Like most people, music has always been a part of my life. I grew up in the 70’s & 80’s, which depending on who you ask was either some of the best music ever made, or some of the worst.
My memories are strongly associated with experiences; it might be a smell, a taste, a piece of clothing I was wearing at the time, or a song I was listening to. There are some songs that take me back to a very specific time and place, or event. Some songs remind me of a specific person. Maybe that person introduced me to the song, or I was with that person when the song was playing. It’s almost like a baby chick who imprints on the first thing they see, that thing will always be significant to the baby chick, forever. Songs are like that for me. Some will always be linked to that experience or person.

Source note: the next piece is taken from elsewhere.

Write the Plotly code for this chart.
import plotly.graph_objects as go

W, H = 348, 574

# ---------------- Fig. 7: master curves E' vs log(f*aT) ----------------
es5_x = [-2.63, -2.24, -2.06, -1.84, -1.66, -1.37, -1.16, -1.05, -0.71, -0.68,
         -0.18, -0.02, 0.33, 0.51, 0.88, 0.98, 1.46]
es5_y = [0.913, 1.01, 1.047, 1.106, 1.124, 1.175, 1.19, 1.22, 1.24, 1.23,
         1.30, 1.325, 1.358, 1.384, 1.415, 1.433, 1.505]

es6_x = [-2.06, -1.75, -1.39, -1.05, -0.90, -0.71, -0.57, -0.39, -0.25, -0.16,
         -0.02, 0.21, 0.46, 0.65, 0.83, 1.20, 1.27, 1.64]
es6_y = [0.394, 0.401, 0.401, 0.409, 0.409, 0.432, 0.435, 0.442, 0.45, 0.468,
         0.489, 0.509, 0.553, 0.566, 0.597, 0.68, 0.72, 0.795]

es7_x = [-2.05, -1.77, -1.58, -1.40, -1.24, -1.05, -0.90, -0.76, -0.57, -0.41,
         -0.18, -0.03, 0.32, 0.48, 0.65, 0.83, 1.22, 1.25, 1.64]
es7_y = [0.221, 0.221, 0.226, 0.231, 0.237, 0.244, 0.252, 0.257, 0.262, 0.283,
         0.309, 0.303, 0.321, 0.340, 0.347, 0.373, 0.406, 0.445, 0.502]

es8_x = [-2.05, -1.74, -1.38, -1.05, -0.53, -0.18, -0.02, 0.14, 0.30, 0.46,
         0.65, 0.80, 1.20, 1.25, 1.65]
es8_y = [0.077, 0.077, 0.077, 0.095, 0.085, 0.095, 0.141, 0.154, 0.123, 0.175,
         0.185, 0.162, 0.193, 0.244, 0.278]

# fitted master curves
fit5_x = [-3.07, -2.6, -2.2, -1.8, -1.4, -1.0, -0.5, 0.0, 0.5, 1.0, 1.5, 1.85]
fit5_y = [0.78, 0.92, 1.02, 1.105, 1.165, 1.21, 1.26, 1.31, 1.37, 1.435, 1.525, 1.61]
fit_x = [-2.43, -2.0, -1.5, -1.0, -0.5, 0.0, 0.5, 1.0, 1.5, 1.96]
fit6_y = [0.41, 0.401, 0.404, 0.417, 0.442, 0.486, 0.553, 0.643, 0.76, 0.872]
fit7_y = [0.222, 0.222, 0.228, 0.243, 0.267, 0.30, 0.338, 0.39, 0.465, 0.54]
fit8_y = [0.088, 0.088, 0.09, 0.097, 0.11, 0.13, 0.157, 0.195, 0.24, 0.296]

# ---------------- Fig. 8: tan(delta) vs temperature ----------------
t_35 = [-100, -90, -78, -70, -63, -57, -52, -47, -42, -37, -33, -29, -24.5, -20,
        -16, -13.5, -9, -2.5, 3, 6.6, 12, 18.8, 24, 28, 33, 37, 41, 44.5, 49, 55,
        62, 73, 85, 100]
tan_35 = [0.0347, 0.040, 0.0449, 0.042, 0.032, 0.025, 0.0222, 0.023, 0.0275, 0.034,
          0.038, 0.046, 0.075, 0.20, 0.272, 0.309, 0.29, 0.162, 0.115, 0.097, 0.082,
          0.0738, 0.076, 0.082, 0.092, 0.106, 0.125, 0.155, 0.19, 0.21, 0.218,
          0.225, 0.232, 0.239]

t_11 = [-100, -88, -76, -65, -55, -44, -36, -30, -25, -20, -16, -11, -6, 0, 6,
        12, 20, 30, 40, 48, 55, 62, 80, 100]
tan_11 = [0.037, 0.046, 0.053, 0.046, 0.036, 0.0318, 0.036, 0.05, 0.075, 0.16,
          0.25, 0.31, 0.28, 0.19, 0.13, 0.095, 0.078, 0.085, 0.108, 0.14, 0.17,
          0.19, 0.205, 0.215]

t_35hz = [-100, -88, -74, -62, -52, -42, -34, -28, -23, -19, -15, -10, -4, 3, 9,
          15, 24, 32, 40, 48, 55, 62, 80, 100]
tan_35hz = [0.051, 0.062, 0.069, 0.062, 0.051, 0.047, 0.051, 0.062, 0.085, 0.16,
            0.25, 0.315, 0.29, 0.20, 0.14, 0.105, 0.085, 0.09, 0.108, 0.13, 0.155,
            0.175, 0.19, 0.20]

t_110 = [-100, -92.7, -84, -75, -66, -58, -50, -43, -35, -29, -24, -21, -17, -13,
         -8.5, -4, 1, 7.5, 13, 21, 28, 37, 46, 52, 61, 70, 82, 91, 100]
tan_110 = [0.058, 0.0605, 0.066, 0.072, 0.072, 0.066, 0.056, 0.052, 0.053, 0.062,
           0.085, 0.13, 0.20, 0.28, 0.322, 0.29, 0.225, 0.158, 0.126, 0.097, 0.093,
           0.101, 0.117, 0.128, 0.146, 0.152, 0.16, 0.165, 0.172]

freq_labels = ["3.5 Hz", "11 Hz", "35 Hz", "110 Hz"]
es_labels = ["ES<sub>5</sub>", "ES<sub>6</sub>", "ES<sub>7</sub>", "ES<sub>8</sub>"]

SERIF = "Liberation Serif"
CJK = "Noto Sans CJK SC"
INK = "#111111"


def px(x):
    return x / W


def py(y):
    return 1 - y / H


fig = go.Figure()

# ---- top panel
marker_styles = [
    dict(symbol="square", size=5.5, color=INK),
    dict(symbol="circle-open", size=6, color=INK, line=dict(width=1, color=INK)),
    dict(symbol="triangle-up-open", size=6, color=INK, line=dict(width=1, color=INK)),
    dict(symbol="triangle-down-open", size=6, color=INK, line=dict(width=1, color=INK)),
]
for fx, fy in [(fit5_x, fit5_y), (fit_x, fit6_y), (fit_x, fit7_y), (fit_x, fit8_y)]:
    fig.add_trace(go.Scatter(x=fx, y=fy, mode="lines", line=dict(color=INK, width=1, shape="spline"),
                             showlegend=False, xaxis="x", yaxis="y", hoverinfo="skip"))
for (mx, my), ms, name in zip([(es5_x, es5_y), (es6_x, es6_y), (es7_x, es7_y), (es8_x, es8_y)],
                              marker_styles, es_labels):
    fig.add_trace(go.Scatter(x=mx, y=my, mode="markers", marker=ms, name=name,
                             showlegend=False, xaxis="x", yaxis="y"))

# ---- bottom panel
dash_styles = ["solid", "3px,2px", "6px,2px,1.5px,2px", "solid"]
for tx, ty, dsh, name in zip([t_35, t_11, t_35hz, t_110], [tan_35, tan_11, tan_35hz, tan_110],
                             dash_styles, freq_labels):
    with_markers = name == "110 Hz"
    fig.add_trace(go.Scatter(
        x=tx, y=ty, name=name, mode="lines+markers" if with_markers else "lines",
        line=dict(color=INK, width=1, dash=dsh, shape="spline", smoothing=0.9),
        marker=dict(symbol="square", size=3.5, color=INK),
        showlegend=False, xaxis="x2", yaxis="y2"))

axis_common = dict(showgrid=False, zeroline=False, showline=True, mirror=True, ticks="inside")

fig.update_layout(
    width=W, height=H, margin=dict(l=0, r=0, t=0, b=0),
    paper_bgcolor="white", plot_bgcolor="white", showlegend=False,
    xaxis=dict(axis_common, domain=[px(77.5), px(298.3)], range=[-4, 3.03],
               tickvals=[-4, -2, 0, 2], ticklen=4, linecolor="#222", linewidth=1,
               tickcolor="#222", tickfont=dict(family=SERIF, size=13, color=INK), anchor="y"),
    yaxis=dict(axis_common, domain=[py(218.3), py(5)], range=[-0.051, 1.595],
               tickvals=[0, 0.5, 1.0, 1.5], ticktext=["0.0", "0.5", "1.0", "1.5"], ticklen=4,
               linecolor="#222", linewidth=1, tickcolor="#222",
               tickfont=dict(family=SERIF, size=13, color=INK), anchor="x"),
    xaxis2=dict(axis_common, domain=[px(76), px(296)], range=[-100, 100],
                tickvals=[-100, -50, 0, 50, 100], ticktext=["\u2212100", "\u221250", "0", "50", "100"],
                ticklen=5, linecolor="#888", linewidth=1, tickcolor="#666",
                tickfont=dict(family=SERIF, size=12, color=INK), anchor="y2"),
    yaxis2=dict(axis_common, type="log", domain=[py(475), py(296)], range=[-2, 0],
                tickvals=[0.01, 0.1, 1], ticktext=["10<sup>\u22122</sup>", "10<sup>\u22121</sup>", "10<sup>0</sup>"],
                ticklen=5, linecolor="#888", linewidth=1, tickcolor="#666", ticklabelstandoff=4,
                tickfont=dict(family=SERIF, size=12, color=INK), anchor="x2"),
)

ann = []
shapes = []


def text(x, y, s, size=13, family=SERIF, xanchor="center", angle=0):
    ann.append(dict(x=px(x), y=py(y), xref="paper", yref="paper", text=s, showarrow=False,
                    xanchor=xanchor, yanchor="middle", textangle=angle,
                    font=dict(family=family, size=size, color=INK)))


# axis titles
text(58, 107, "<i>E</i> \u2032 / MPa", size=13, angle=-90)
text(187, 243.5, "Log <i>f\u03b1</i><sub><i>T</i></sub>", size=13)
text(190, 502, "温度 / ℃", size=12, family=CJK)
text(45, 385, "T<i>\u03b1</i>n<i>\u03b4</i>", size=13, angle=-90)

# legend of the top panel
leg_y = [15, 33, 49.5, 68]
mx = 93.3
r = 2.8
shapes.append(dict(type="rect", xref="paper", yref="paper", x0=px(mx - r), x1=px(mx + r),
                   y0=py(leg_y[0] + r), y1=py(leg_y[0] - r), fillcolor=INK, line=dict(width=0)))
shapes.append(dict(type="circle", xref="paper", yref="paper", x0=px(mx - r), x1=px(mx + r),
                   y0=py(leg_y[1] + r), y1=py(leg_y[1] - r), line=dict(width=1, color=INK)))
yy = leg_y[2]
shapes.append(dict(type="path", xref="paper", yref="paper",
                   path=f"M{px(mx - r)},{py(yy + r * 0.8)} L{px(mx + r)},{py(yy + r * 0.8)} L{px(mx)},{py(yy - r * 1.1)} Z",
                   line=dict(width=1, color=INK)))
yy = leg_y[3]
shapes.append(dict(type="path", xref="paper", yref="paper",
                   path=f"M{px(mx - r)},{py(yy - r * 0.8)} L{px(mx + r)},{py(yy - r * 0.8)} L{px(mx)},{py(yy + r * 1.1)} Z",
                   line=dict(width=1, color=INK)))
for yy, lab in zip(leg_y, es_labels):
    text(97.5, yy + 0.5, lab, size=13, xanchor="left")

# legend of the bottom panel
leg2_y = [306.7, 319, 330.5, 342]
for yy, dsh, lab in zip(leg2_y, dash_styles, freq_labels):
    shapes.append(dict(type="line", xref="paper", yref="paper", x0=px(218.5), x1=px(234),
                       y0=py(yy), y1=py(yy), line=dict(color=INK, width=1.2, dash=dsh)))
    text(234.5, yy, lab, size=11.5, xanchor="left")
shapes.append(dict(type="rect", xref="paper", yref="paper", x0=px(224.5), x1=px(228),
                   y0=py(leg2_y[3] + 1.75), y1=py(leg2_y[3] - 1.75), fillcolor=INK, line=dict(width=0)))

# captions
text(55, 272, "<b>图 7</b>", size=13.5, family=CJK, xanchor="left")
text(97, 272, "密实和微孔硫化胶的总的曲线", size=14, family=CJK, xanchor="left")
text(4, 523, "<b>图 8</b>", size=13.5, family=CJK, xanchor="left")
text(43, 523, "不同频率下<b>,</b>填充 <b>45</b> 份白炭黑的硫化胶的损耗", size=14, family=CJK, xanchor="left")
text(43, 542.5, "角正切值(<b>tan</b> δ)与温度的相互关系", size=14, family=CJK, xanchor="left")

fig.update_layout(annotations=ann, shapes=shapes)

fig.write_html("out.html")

All of us have been through breakups. All of us have experienced that pang of hurt right in the center of our feels when we hear a song that used to be “our song”….(insert gag reflex here). So when you’ve spent more than half your life with someone, and then that someone is suddenly gone, there’s a bunch of songs that have been significant. Like, a BUNCH of songs. A shit-ton, if you will, of songs that kick you in the teeth every time you hear them. You get the point.
I’m always moving, doing something, not sitting still, perhaps a little ADHD, or maybe I’m just really restless, but the point is, I am always doing something, thinking of what needs to be done, or planning when I’m going to do the next thing. My mother calls me the Energizer Bunny. I simply can’t seem to sit still in the quiet, but when I would try to listen to music, no matter what song, it would always turn into a sappy love song and rip that developing scab right off my heart. Seriously, it could be Speed Metal and I would find a love song in there somewhere.
So what was I going to do? Drive to work in silence? No. Listen to AM Talk-Radio? Shoot me now. Then I remembered a YouTuber @Leighannsays, who I love – talking about Podcasts. I didn’t really know what a Podcast was and kind of thought they were probably pretty silly, hippy-dippy and there probably weren’t that many of them out there. WOW! Was I wrong!! It wasn’t long before I dove head-first into the treasure trove that is the Podcast genre. I started with things like Rhett & Links Ear Biscuits and soon moved on to Grace Helbig’s Not Too Deep. Then I discovered Aaron Mahnke and The Lore Podcast, and I fell deep down the Podcast rabbit hole.
Podcasts were the chatter in the background as I was getting ready for work, cleaning the house, going to the grocery store or driving in the car. I was never alone, because I always had my Podcast friends making me laugh, making me think, or teaching me something. I’ve gotten wicked-smaht about all sorts of things and I credit my addiction to Podcasts. Podcasts became the new soundtrack to this chapter of my life.
These days I can sometimes listen to music again. The memories and experiences associated with those songs are still there, and sometimes there is still that dull ache of pain with certain songs, but the scab on my heart is healing up pretty good and there are only a few songs I’ve had to delete from my iTunes playlist because I just don’t want to test it. The rest of the songs in my music library are pretty much ok to listen to. I’ve actually come to enjoy music again, but I always come back to my tried and true Podcasts. I think Podcasts will be a part of my life for a long, long time and I am really grateful that I found then when I did.